Su impulso proprio della Germania, Paese che ha bisogno di immigrati altrimenti il suo sistema economico si ferma, bisogna far sì che ci siano quote di immigrazione regolata, previ accordi tra Stati.

“La Bce si muove, la Fed no” ha twittato Trump dopo l’ultimo Qe deciso da Draghi. Cosa dobbiamo aspettarci dagli Stati Uniti?
È l’incognita più grande. Molto difficile dirlo, anche perché l’establishment nordamericano si sta frantumando.

Potrebbe profilarsi una guerra valutaria tra Usa ed Europa?
No, questo no. Piuttosto si aprirà una sana competizione tra svalutazioni competitive, ne abbiamo sempre avute nella storia economica mondiale. Non si può avere quest’idea politically correct che nel mondo non ci debbano essere diversità monetarie o che la politica economica sia uguale per tutti: il mondo è bello anche perché c’è competizione tra le valute.

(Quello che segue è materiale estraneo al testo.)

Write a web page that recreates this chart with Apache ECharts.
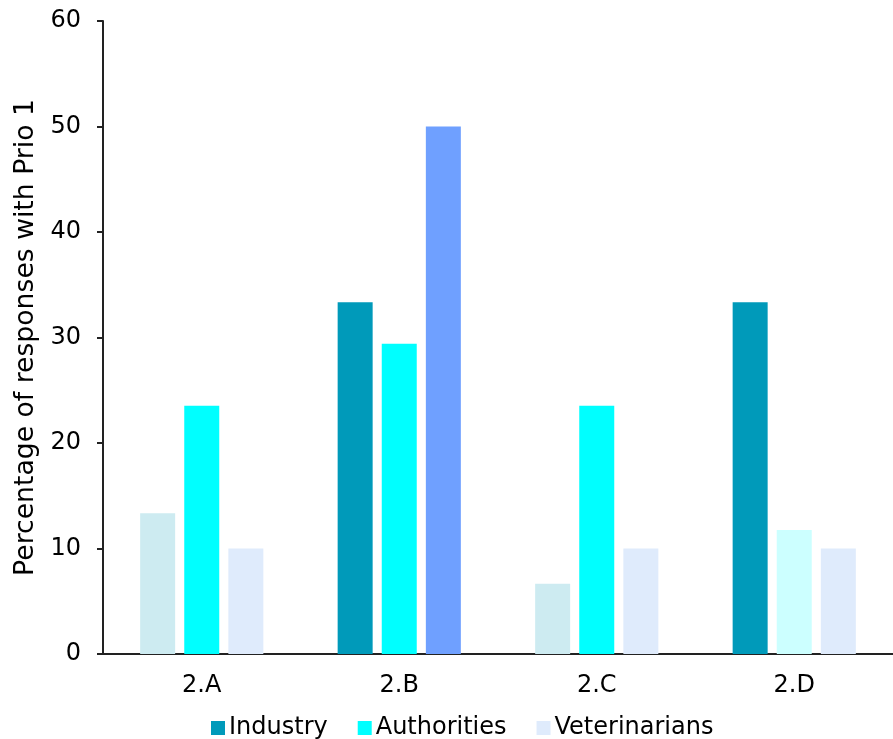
<!DOCTYPE html>
<html>
<head>
<meta charset="utf-8">
<script src="https://cdn.jsdelivr.net/npm/echarts@6/dist/echarts.min.js"></script>
<style>html,body{margin:0;padding:0;background:#fff}#c{width:893px;height:739px}</style>
</head>
<body>
<div id="c"></div>
<script>
const categories = ['2.A', '2.B', '2.C', '2.D'];
const industry = [13.33, 33.33, 6.67, 33.33];
const authorities = [23.53, 29.41, 23.53, 11.76];
const veterinarians = [10, 50, 10, 10];
const yTicks = [0, 10, 20, 30, 40, 50, 60];

const base = { Industry: '#009ABA', Authorities: '#00FFFF', Veterinarians: '#DFEBFC' };
// per-bar shades as drawn in the reference
const industryColors = ['#CDEBF1', '#009ABA', '#CDEBF1', '#009ABA'];
const authoritiesColors = ['#00FFFF', '#00FFFF', '#00FFFF', '#CCFFFF'];
const vetColors = ['#DFEBFC', '#6FA0FF', '#DFEBFC', '#DFEBFC'];

function mk(name, vals, cols) {
  return {
    name: name, type: 'bar', barWidth: 35, barGap: '26%',
    itemStyle: { color: base[name] },
    data: vals.map((v, i) => ({ value: v, itemStyle: { color: cols[i] } }))
  };
}

const font = 'DejaVu Sans';
const chart = echarts.init(document.getElementById('c'));
chart.setOption({
  animation: false,
  textStyle: { fontFamily: font },
  grid: { left: 103, right: -7, top: 21, bottom: 85, containLabel: false },
  legend: {
    top: 716, left: 211, padding: 0, itemWidth: 14, itemHeight: 14, itemGap: 30,
    icon: 'rect',
    textStyle: { fontFamily: font, fontSize: 24, color: '#000', padding: [0, 0, 0, -1] },
    data: [
      { name: 'Industry', itemStyle: { color: base.Industry } },
      { name: 'Authorities', itemStyle: { color: base.Authorities } },
      { name: 'Veterinarians', itemStyle: { color: base.Veterinarians } }
    ]
  },
  xAxis: {
    type: 'category', data: categories,
    axisLine: { lineStyle: { color: '#222', width: 2 } },
    axisTick: { show: false },
    axisLabel: { fontFamily: font, fontSize: 24, color: '#000', margin: 20 }
  },
  yAxis: {
    type: 'value', min: yTicks[0], max: yTicks[yTicks.length - 1], interval: 10,
    name: 'Percentage of responses with Prio 1', nameLocation: 'middle', nameGap: 62,
    nameTextStyle: { fontFamily: font, fontSize: 26.67, color: '#000' },
    axisLine: { show: true, lineStyle: { color: '#222', width: 2 } },
    axisTick: { show: true, length: 6, lineStyle: { color: '#222', width: 2 } },
    splitLine: { show: false },
    axisLabel: { fontFamily: font, fontSize: 24, color: '#000', margin: 22 }
  },
  series: [
    mk('Industry', industry, industryColors),
    mk('Authorities', authorities, authoritiesColors),
    mk('Veterinarians', veterinarians, vetColors)
  ]
});
</script>
</body>
</html>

In Italia si prospetta un ritorno al proporzionale. Non la preoccupa che la possibile frantumazione politica, abbinata alle difficoltà economiche e di bilancio, possa indebolire, se non sterilizzare, i nostri margini di manovra in Europa?
Noi siamo l’unico Paese che ha cambiato sistemi elettorali a gogò. Oggi abbiamo partiti personali o pluripersonali, come il Pd, senza insediamenti territoriali seri, esclusi Lega, FdI e il pezzo ex comunista del Pd che fa capo a Zingaretti. Il ritorno al proporzionale è un vergognoso atto di disprezzo per la repubblica che questa classe politica mette in atto, convinta com’è di risolvere i problemi interni ai partiti manipolando i sistemi elettorali, che invece vanno maneggiati con cura.